Assemble all lines in which the string "matplotlib" appears.
--- begin COLLECTED MATERIAL ---
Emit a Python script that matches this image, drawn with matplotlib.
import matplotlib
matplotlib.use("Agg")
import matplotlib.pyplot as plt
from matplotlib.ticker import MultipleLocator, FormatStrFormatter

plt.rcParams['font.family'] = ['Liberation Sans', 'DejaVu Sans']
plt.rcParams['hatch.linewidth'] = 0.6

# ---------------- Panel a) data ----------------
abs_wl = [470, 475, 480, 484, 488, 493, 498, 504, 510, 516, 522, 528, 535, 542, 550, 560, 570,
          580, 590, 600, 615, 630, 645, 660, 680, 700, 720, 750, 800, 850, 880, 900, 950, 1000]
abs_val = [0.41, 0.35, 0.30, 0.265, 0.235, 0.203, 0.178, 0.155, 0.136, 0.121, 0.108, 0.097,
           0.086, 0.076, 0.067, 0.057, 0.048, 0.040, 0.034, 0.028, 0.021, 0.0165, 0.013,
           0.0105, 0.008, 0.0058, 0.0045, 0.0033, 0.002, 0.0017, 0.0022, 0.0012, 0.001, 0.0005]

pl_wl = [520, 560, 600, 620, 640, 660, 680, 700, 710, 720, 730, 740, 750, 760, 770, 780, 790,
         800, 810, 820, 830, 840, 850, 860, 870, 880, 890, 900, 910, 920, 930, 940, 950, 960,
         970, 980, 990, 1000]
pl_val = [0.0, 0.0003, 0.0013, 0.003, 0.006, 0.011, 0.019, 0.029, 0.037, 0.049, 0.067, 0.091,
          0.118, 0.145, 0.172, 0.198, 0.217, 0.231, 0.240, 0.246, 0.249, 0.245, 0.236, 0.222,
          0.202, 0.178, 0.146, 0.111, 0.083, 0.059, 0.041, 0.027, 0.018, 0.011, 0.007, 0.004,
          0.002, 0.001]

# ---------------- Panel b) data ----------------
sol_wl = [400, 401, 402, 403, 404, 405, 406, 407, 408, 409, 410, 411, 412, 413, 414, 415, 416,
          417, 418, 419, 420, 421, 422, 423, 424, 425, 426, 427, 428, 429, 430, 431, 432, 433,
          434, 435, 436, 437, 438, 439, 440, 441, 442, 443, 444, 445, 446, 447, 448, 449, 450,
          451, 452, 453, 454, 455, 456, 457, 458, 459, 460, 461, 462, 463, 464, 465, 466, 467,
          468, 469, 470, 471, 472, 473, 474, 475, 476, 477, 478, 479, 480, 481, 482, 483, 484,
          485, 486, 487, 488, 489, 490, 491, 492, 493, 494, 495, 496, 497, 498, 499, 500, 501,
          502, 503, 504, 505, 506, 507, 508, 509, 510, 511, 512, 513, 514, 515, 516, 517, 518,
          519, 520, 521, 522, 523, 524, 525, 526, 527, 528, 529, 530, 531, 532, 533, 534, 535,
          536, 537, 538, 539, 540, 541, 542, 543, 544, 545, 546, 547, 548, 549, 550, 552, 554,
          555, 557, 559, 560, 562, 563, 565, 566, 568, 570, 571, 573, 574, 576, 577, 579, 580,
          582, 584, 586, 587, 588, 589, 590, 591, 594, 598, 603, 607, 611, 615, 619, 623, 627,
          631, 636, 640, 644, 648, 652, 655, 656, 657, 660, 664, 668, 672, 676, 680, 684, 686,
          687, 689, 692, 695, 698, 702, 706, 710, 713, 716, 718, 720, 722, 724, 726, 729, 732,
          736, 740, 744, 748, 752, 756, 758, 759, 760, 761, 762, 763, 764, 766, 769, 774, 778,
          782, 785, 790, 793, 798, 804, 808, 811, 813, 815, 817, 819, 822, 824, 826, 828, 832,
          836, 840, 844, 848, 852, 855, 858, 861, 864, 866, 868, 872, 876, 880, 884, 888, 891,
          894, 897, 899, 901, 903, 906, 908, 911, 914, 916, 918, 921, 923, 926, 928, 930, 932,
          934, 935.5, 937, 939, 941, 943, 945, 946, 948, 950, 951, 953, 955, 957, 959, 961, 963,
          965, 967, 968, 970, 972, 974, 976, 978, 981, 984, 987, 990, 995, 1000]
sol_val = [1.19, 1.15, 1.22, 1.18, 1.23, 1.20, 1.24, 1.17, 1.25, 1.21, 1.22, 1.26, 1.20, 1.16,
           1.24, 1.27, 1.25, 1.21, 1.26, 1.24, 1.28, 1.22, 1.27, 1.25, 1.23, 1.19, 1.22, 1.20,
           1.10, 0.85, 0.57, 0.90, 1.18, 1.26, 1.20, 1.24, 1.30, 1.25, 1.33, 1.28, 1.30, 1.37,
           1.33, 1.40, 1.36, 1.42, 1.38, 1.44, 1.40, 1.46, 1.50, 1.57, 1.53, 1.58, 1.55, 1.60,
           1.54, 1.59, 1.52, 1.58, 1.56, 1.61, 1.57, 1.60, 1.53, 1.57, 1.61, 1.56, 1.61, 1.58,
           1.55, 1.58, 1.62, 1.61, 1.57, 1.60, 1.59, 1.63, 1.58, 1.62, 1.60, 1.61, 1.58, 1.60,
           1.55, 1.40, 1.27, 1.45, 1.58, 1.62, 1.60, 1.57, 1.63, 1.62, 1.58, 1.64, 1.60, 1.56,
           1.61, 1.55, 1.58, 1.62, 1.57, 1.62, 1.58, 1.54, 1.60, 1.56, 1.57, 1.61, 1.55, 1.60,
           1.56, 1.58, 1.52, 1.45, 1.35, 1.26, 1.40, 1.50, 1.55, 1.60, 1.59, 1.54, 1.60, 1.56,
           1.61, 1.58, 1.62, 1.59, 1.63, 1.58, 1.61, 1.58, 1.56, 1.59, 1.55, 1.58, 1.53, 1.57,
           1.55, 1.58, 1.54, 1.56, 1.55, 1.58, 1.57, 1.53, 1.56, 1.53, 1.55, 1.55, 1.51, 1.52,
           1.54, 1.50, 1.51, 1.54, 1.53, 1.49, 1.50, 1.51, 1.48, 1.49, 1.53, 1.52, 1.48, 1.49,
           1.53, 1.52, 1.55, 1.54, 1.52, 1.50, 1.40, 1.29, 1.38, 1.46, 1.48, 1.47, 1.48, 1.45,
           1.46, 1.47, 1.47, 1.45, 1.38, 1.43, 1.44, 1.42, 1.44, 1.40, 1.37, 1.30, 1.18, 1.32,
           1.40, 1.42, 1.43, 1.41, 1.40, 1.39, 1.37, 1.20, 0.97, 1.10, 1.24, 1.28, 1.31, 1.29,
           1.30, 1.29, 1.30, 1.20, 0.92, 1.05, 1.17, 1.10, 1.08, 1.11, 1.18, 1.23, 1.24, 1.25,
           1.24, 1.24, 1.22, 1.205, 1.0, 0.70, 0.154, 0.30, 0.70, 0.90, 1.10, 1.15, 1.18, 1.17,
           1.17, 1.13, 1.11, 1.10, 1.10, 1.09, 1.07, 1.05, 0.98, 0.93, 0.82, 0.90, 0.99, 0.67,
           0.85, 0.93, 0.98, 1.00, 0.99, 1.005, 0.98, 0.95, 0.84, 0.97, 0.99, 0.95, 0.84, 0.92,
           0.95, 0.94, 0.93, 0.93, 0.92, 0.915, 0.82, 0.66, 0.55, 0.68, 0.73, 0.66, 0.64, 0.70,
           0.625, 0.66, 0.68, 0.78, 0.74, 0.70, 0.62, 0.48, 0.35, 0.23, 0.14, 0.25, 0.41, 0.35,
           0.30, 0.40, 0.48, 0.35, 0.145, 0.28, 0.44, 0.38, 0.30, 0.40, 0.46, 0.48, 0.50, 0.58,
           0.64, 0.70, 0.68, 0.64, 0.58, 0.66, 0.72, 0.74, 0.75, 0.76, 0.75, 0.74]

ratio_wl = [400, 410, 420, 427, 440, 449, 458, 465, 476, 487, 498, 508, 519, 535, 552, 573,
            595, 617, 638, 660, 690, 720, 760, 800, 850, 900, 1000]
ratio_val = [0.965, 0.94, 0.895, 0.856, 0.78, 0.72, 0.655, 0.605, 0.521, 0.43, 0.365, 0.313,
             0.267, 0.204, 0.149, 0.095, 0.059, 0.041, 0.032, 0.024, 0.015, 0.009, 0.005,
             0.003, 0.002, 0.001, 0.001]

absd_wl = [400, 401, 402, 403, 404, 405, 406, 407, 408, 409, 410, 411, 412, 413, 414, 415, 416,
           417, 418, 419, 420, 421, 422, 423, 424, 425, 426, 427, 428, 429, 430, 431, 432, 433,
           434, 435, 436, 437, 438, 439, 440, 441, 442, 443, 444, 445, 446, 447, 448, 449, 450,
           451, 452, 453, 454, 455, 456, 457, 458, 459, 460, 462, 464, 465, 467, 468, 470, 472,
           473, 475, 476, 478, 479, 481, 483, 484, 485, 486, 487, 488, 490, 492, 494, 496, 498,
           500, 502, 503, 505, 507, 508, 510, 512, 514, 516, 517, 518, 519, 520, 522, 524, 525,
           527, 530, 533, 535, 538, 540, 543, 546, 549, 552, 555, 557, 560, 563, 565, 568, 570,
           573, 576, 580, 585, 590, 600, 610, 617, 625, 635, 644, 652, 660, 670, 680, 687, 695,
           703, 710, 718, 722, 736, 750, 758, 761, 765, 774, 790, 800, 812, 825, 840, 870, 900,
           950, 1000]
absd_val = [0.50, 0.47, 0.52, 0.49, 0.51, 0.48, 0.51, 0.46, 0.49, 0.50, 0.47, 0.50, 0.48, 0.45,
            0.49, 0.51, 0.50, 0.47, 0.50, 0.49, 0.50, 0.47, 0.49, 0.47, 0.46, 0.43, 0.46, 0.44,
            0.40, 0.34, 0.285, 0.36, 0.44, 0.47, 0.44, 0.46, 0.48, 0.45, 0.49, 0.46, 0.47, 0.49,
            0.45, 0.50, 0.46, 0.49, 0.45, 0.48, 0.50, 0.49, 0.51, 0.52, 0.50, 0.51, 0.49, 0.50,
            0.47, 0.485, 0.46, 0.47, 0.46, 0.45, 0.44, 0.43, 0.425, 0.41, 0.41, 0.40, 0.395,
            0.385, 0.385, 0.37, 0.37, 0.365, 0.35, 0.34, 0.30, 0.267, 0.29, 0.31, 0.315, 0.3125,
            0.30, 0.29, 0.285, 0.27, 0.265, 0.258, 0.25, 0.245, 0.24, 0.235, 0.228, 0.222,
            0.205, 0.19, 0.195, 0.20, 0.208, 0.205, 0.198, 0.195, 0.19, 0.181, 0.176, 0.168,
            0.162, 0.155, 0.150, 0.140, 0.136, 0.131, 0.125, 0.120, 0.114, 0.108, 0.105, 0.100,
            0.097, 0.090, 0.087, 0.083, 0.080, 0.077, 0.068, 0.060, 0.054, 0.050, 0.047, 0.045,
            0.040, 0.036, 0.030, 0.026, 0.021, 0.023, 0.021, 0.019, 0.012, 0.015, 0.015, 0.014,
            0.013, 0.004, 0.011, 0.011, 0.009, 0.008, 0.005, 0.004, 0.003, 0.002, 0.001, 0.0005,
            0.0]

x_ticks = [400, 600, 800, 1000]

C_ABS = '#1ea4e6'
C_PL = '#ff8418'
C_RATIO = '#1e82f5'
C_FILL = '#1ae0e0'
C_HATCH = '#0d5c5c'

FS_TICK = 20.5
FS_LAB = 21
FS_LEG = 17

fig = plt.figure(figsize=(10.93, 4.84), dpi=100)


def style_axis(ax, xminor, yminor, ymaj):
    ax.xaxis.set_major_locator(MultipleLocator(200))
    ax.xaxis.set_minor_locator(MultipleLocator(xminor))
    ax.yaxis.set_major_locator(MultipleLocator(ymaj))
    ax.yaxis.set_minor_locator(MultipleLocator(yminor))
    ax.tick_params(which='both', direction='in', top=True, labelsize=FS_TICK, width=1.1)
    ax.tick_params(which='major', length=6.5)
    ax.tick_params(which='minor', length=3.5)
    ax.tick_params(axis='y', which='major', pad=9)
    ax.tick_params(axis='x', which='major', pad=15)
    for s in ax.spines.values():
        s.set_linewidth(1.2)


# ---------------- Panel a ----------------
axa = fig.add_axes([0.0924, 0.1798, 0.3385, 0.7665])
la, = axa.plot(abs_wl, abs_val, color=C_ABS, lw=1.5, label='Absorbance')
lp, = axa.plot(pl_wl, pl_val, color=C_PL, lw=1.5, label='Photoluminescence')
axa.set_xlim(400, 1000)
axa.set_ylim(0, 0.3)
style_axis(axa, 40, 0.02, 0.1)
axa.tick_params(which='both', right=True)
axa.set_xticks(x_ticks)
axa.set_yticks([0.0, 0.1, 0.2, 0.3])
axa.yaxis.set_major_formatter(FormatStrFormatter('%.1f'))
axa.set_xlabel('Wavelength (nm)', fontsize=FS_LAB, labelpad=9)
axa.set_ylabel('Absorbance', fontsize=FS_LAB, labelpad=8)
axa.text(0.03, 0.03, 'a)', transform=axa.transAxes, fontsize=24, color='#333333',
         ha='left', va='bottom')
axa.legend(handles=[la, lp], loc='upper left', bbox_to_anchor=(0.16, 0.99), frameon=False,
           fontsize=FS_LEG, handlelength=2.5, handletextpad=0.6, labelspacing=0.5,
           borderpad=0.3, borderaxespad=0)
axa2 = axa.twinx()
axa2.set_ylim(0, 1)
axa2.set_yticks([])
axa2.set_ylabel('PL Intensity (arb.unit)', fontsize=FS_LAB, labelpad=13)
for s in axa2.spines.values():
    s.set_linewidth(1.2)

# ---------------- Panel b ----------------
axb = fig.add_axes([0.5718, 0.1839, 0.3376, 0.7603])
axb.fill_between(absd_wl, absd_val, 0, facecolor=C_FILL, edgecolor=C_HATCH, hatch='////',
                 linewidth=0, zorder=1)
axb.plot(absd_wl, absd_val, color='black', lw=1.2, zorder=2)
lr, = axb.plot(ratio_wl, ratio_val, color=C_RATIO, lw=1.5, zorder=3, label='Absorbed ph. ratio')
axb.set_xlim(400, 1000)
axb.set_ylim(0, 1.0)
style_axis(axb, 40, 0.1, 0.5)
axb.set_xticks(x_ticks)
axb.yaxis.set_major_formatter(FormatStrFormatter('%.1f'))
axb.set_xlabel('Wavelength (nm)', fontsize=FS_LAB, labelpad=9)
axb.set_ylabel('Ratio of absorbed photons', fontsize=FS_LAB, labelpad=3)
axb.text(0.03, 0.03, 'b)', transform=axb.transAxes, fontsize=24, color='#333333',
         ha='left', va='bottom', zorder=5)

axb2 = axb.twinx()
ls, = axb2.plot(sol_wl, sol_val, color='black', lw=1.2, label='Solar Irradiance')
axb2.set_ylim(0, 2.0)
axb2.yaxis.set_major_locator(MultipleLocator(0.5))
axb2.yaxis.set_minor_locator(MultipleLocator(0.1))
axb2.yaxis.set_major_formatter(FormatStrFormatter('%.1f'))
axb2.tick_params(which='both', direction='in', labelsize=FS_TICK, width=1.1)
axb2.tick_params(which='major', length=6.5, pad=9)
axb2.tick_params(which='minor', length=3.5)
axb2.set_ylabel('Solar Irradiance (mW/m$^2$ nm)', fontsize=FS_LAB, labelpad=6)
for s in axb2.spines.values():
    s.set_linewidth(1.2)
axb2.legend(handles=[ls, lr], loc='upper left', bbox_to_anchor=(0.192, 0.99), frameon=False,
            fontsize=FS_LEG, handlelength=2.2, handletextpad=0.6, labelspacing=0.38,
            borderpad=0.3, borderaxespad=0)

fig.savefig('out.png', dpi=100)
--- end COLLECTED MATERIAL ---
> **RESULT OF THIS TASK**:
Emit a Python script that matches this image, drawn with matplotlib.
import matplotlib
matplotlib.use("Agg")
import matplotlib.pyplot as plt
from matplotlib.ticker import MultipleLocator, FormatStrFormatter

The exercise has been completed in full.